Au contraire, il y a encore de nombreuses possibilités d’engagements multilatéraux productifs ; un phénomène qui n’est pas passé inaperçu dans les imposants couloirs du bâtiment du Berlaymont, où la présidente de la Commission européenne, Ursula von der Leyen, a récemment promis une rotation vers l’Afrique. Comme l’a assuré Benjamin Robinet, les propositions ambitieuses de la Commission quant aux collaborations plus intimes avec l’Union africaine (UA) permettront d’assurer plus de prospérité aux citoyens de l’UE, mais également de renforcer la sécurité, la paix et la stabilité au sein des États membres de l’UA. En effet, si Luisa Stauder a raison, l’UE peut significativement investir dans son propre avenir en investissant dans celui de l’Afrique ; étant aujourd’hui le plus grand fournisseur de fonds de développement en Afrique, l’UE peut avoir un impact décisif sur la création de biens publics régionaux tels qu’une main-d’œuvre plus éduquée, des citoyens plus engagés, ainsi que le recul de la pauvreté et des conflits. Cela est d’autant plus important aujourd’hui que la pandémie a considérablement ébranlé les affaires de nombreux pays émergents en difficulté et accablés de dette.

Mais même si les développements les plus prometteurs semblent être localisés en Afrique, l’UE ne devrait pas mettre l’Asie de côté. L’UE y rencontre les mêmes problématiques qu’elle rencontre en Europe de l’est et en Afrique. Bien que les dirigeants politiques semblent faire confiance à leur capacité de promouvoir la bonne gouvernance et les droits de l’homme à l’étranger au travers d’instruments financiers et économiques, certaines approches précédentes n’ont pas vraiment fonctionné, comme le démontre l’article de Marie Moussard au sujet de l’accord de libre-échange entre l’UE et le Vietnam. Les accords commerciaux dotés d’une plus grande conditionnalité sont une possible solution. Par exemple, une proposition récente de la France et des Pays-Bas exigeait un plus grand respect des normes européennes sur l’environnement et le travail chez ses éventuels futurs partenaires commerciaux. Toutefois, il faut souligner que l’UE n’a qu’une influence limitée en Asie, à un moment où l’Asie gagne en importance.
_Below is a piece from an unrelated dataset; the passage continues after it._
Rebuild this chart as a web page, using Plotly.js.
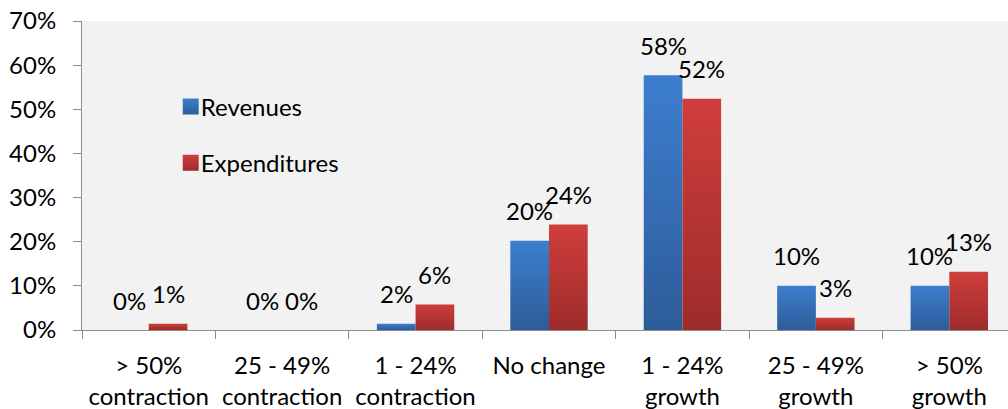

L’inverse n’est malheureusement pas vrai : les relations de l’UE avec d’autres États d’Asie de l’Est et du Sud-est révèlent également, une fois de plus, le risque d’influence étrangère. En Inde, où le gouvernement nationaliste Hindutva de Narendra Modi a dû faire face à une vague de critiques concernant l’adoption récente d’une loi controversée sur la citoyenneté, les ouvertures diplomatiques faites aux groupes de droite au Parlement européen pourraient l’avoir conduit à devoir retirer ses critiques antérieures sur la politique du gouvernement indien. L’article de Niklas Götz et Radha Malkar sur cette affaire démontre que même si le Parlement européen gagne en autonomie, ces jeux politiques le rendent plus vulnérable aux interférences de puissants États. Il n’est pas le seul dans ce cas : le Service d’action extérieure de l’UE a récemment fait preuve de faiblesse. En effet, il aurait modifié un rapport sur la désinformation chinoise après avoir subi des pressions de la part de Pékin.

L’Europe de demain

En résumé : tout comme l’UE elle-même, l’approche multilatérale de l’UE en matière de politique mondiale présente à la fois des avantages et des inconvénients. Ces dernières années, les outils traditionnels de l’UE ont été les accords commerciaux, les accords politiques, les partenariats et la diplomatie multilatérale, avec une forte dose de conditionnalité dans ses relations bilatérales. Ces outils ne perdront pas de leur pertinence dans un monde post-pandémique, mais ils doivent être améliorés et l’UE doit être prête à les actualiser en fonction des besoins du moment, même si ceux-ci sont imprévisibles. Ils ne sont pas non plus suffisants pour les tâches à venir, et les responsables politiques européens doivent rester conscients de l’ampleur du travail à mener pour réformer l’organe politique de l’UE qui souffre de la crise. Comme l’a récemment écrit Josep Borrell, haut représentant de l’UE pour les affaires étrangères et la politique de sécurité, dans une tribune : « le monde de demain est déjà là ». Comme nous l’avons vu, ce monde a été marqué par un échec quasi absolu de la gouvernance mondiale. Une Europe plus forte, l’Europe de demain, pourrait aider à trouver les solutions.